Depuis le début de l’année, le nombre de personnes fuyant l’Afrique du Nord par bateau vers l’Union européenne a considérablement augmenté. Même si certains d’entre eux sont des personnes venant d’Afrique subsaharienne, utilisant des pays comme l’Égypte, la Tunisie et la Libye comme points de transit, beaucoup sont des locaux qui ne peuvent plus gagner leur vie dans leur propre pays.

L’UE s’est empressée d’empêcher davantage de personnes de traverser la Méditerranée en intensifiant sa surveillance et la militarisation de ses frontières maritimes méridionales. Mais il a également fait appel aux gouvernements régionaux pour obtenir leur aide afin d’endiguer la migration.

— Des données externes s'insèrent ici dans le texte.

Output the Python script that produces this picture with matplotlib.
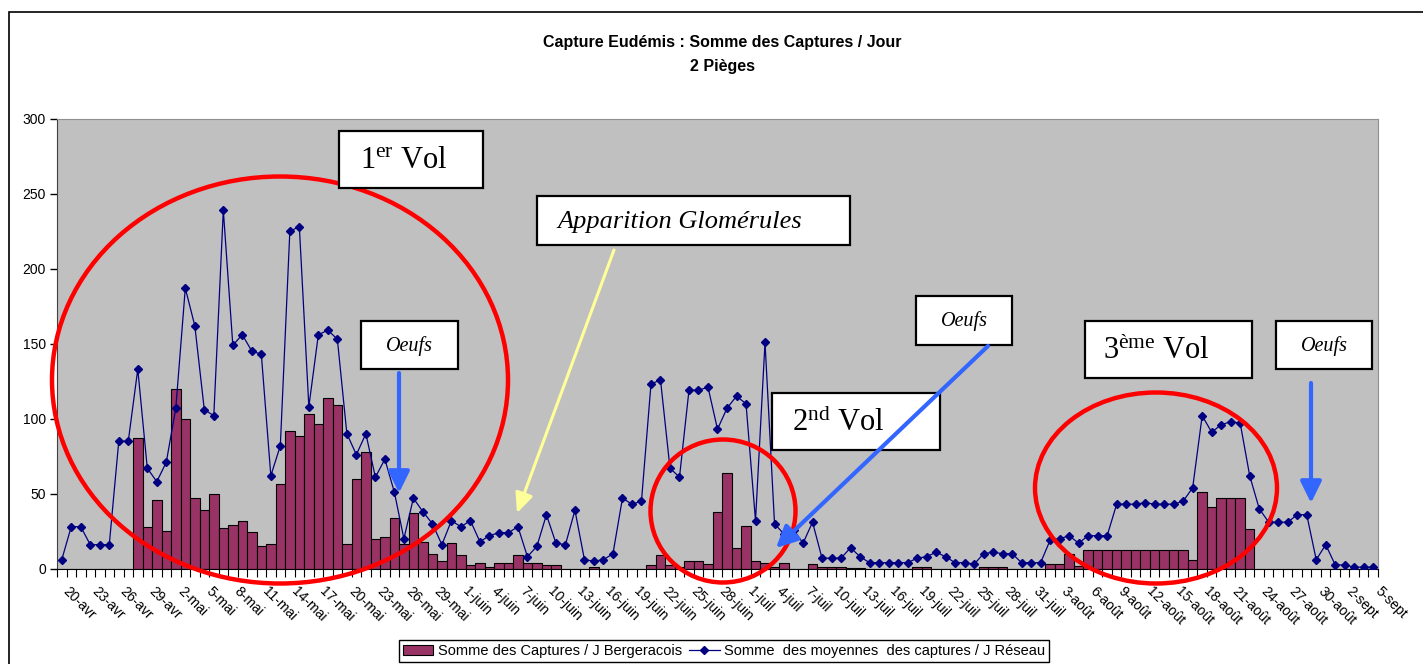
import matplotlib
matplotlib.use("Agg")
import matplotlib.pyplot as plt
from matplotlib.patches import Ellipse, Rectangle, FancyArrowPatch, Patch
from matplotlib.lines import Line2D
import numpy as np

plt.rcParams["font.family"] = ["Liberation Sans", "DejaVu Sans"]
plt.rcParams["mathtext.fontset"] = "custom"
plt.rcParams["mathtext.rm"] = "Liberation Serif"
plt.rcParams["mathtext.it"] = "Liberation Serif:italic"

W, H = 1423, 664

# one category per day, 20-avr .. 5-sept (139 days)
tick_labels = [
    "20-avr", "23-avr", "26-avr", "29-avr", "2-mai", "5-mai", "8-mai", "11-mai",
    "14-mai", "17-mai", "20-mai", "23-mai", "26-mai", "29-mai", "1-juin", "4-juin",
    "7-juin", "10-juin", "13-juin", "16-juin", "19-juin", "22-juin", "25-juin",
    "28-juin", "1-juil", "4-juil", "7-juil", "10-juil", "13-juil", "16-juil",
    "19-juil", "22-juil", "25-juil", "28-juil", "31-juil", "3-août", "6-août",
    "9-août", "12-août", "15-août", "18-août", "21-août", "24-août", "27-août",
    "30-août", "2-sept", "5-sept",
]

# Somme des Captures / J Bergeracois (bars)
captures_bergeracois = [
    0, 0, 0, 0, 0, 0, 0, 0, 87, 28,
    46, 25, 120, 100, 47, 39, 50, 27, 29, 32,
    24.7, 15, 16.4, 56.5, 92, 88.5, 103, 96.5, 113.6, 109,
    16.4, 60, 78, 20, 21, 33.6, 16.4, 37.3, 17.6, 9.8,
    5.3, 17, 9, 2.5, 3.6, 1, 3.6, 3.6, 9, 3.6,
    3.6, 2.5, 2.5, 0, 0, 0, 1, 0, 0, 0,
    0, 0, 2.5, 9, 2.5, 1, 5.3, 5.3, 3, 38,
    64, 13.6, 28.3, 5.3, 3.6, 1, 3.6, 0, 0, 3,
    1.3, 1.3, 1.3, 0.5, 0.5, 0, 0, 0, 0, 0,
    1, 1, 0, 0, 0, 0, 0, 1, 1, 1,
    0, 0, 0, 0, 3, 3, 10, 2, 12.7, 12.7,
    12.7, 12.7, 12.7, 12.7, 12.7, 12.7, 12.7, 12.7, 12.7, 6,
    51, 41, 47, 47, 47, 26.7, 0, 0, 0, 0,
    0, 0, 0, 0, 0, 0, 0, 0, 0,
]

# Somme des moyennes des captures / J Réseau (line)
moyennes_reseau = [
    6, 28, 28, 16, 16, 16, 85, 85, 133, 67,
    58, 71, 107, 187, 162, 106, 102, 239, 149, 156,
    145, 143, 62, 82, 225, 228, 108, 156, 159, 153,
    90, 76, 90, 61, 73, 51, 20, 47, 38, 30,
    16, 32, 28, 32, 18, 22, 24, 24, 28, 8,
    15, 36, 17, 16, 39, 6, 5, 6, 10, 47,
    43, 45, 123, 126, 67, 61, 119, 119, 121, 93,
    107, 115, 110, 32, 151, 30, 23, 26, 17, 31,
    7, 7, 7, 14, 8, 4, 4, 4, 4, 4,
    7, 8, 11, 8, 4, 4, 3, 10, 11, 10,
    10, 4, 4, 4, 19, 20, 22, 17, 22, 22,
    22, 43, 43, 43, 44, 43, 43, 43, 45, 54,
    102, 91, 96, 98, 97, 62, 40, 31, 31, 31,
    36, 36, 6, 16, 2.5, 2.5, 1, 1, 1,
]

n = len(moyennes_reseau)
x = np.arange(n)


def fx(px):
    return px / W


def fy(py):
    return 1 - py / H


fig = plt.figure(figsize=(W / 100, H / 100), dpi=100)
ax = fig.add_axes([fx(57), fy(568.7), (1378 - 57) / W, (568.7 - 118.7) / H])
ax.set_facecolor("#C0C0C0")

ax.bar(x, captures_bergeracois, width=1.0, color="#993366", edgecolor="black",
       linewidth=0.8, zorder=2)
ax.plot(x, moyennes_reseau, color="#000080", linewidth=0.9, marker="D",
        markersize=4.5, zorder=3)

ax.set_xlim(-0.5, n - 0.5)
ax.set_ylim(0, 300)
ax.set_yticks(range(0, 301, 50))
ax.tick_params(axis="y", length=5, width=1, labelsize=10, pad=3)

# tick marks between days, labels every 3 days (nudged right like Excel)
ax.set_xticks(np.arange(-0.5, n, 1.0))
ax.set_xticklabels([])
ax.tick_params(axis="x", which="major", length=6, width=0.8)
ax.set_xticks(np.arange(0, n, 3) + 0.4, tick_labels, minor=True)
ax.tick_params(axis="x", which="minor", length=0, pad=15, labelsize=10)
for lab in ax.get_xticklabels(minor=True):
    lab.set_rotation(-45)
    lab.set_ha("left")
    lab.set_va("center")
    lab.set_rotation_mode("anchor")

for s in ("top", "right"):
    ax.spines[s].set_color("#909090")
    ax.spines[s].set_linewidth(0.8)
ax.spines["left"].set_color("#404040")
ax.spines["bottom"].set_color("black")

# chart area border
fig.add_artist(Rectangle((fx(9), fy(700)), 2, fy(12) - fy(700), transform=fig.transFigure,
                         fill=False, edgecolor="black", linewidth=1.2))

fig.text(fx(722), fy(42), "Capture Eudémis : Somme des Captures / Jour",
         ha="center", va="center", fontsize=11.5, fontweight="bold")
fig.text(fx(722), fy(66), "2 Pièges", ha="center", va="center",
         fontsize=11.5, fontweight="bold")

# red ellipses around flights
for cx, cy, w, h in [(280, 380, 456, 407), (723, 511, 145, 143), (1156, 488, 242, 191)]:
    ax.add_patch(Ellipse((fx(cx), fy(cy)), w / W, h / H, transform=fig.transFigure,
                         fill=False, edgecolor="#FF0000", linewidth=3.2, zorder=4,
                         clip_on=False))

# boxes
def box(x0, y0, x1, y1):
    ax.add_patch(Rectangle((fx(x0), fy(y1)), (x1 - x0) / W, (y1 - y0) / H,
                           transform=fig.transFigure, facecolor="white",
                           edgecolor="black", linewidth=1.6, zorder=5, clip_on=False))


box(339, 131, 483, 188)
fig.text(fx(360), fy(161), r"1$^{\mathrm{er}}$ Vol", family="Liberation Serif",
         fontsize=22, ha="left", va="center", zorder=6)
box(772, 393, 940, 450)
fig.text(fx(792), fy(423), r"2$^{\mathrm{nd}}$ Vol", family="Liberation Serif",
         fontsize=22, ha="left", va="center", zorder=6)
box(1085, 321, 1252, 378)
fig.text(fx(1103), fy(351), r"3$^{\mathrm{ème}}$ Vol", family="Liberation Serif",
         fontsize=22, ha="left", va="center", zorder=6)
box(537, 196, 850, 245)
fig.text(fx(557), fy(222), "Apparition Glomérules", family="Liberation Serif",
         style="italic", fontsize=19, ha="left", va="center", zorder=6)
for x0, y0, x1, y1 in [(361, 321, 458, 369), (916, 296, 1012, 345), (1276, 321, 1372, 369)]:
    box(x0, y0, x1, y1)
    fig.text(fx((x0 + x1) / 2), fy((y0 + y1) / 2 + 1), "Oeufs", family="Liberation Serif",
             style="italic", fontsize=14.5, ha="center", va="center", zorder=6)

# arrows
def arrow(p0, p1, color, lw, hl, hw):
    a = FancyArrowPatch((fx(p0[0]), fy(p0[1])), (fx(p1[0]), fy(p1[1])),
                        transform=fig.transFigure,
                        arrowstyle=f"-|>,head_length={hl},head_width={hw}",
                        mutation_scale=20, color=color, linewidth=lw,
                        shrinkA=0, shrinkB=0, zorder=7, clip_on=False)
    fig.add_artist(a)


arrow((399, 373), (399, 493), "#3366FF", 3.0, 0.65, 0.32)
arrow((988, 346), (776, 548), "#3366FF", 3.0, 0.65, 0.32)
arrow((1311, 383), (1311, 503), "#3366FF", 3.0, 0.65, 0.32)
arrow((614, 250), (517, 513), "#FFFF99", 2.2, 0.6, 0.27)

handles = [Patch(facecolor="#993366", edgecolor="black", linewidth=0.8),
           Line2D([], [], color="#000080", linewidth=0.9, marker="D", markersize=4.5)]
labels = ["Somme des Captures / J Bergeracois",
          "Somme  des moyennes  des captures / J Réseau"]
leg = fig.legend(handles, labels, loc="center", bbox_to_anchor=(fx(724), fy(651)),
                 ncol=2, fontsize=10.5, frameon=True, fancybox=False, edgecolor="black",
                 framealpha=1, borderpad=0.25, handlelength=2.1, handletextpad=0.3,
                 columnspacing=0.5)
leg.get_frame().set_linewidth(1.0)

fig.savefig("out.png", dpi=100)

Dans le cas de la Tunisie, l’UE et le président tunisien Kaïs Saied ont signé un accord appelé « Paquet de partenariat global ». En échange de l’arrêt du flux de personnes tentant de traverser la Méditerranée vers l’Europe, Tunis doit obtenir 255 millions d’euros (269 millions de dollars) pour l’équipement, la formation et un soutien financier. Il pourrait également recevoir 900 millions d’euros supplémentaires (953 millions de dollars) s’il concluait un accord avec le Fonds monétaire international pour des réformes économiques structurelles, y compris des coupes controversées dans son programme de subventions alimentaires.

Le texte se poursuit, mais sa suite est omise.